The message, delivered through a specific series of dots and dashes indicating specific letters of the alphabet, was, “What hath God wrought?” The code, created by Morse and Alfred Vail, would later be known as Morse code.
Telegraph line would rapidly spread across the United States and eventually across the Atlantic to Europe. Once the “wire” was received at the station of the telegraph operator, the recipient would decipher the marks embossed on the paper tape and turn them into a message.
As the operators gained more experience, they became more adept at reading the signals coming through and could relay the message by sound. This led to the introduction of the “sounder,” which took away the need for paper, allowing the operator to decipher by sound.

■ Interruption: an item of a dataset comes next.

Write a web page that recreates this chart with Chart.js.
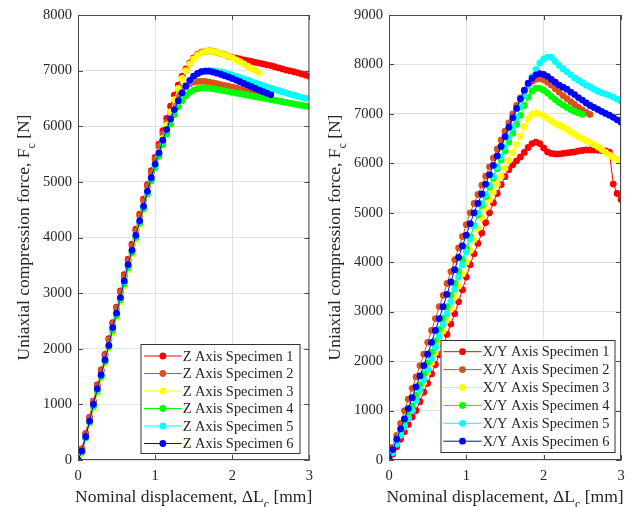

Seventeen years later, Western Union became the first nation-wide company to operate the telegraph, making it capable of wiring money anywhere in the country. Telegraph operators could be found in post offices, railroad stations, and, most notably, newspaper offices.
The telegraph greatly changed the way newspapers conducted business. Where it once took weeks to deliver news from other areas of the country or overseas, it now took minutes.
This is why Herman Voight had come to the city of Marshfield. Voight, previously employed in Iowa, had transferred to the railway hub to run the telegraph press line here. Entering the office at 7:15 a.m., Voight would receive and decode a steady stream of communications sent over the press line until he donned his jacket to leave.
The continuous clicking of the telegraph machine spelled out thousands of messages on news from across the nation and abroad. Voight, a dedicated employee, never missed a day. However, on this particular November day, Voight would rise from his position for the last time. A machine, introduced just two years prior, would now fill his job on the press wire.
Teletypewriters and the invention of the Telex machine had made it possible to install equipment to send and receive messages on their own. Over time telephones, fax machines, and later computers and smartphones would remove the need for the telegraph machines as well.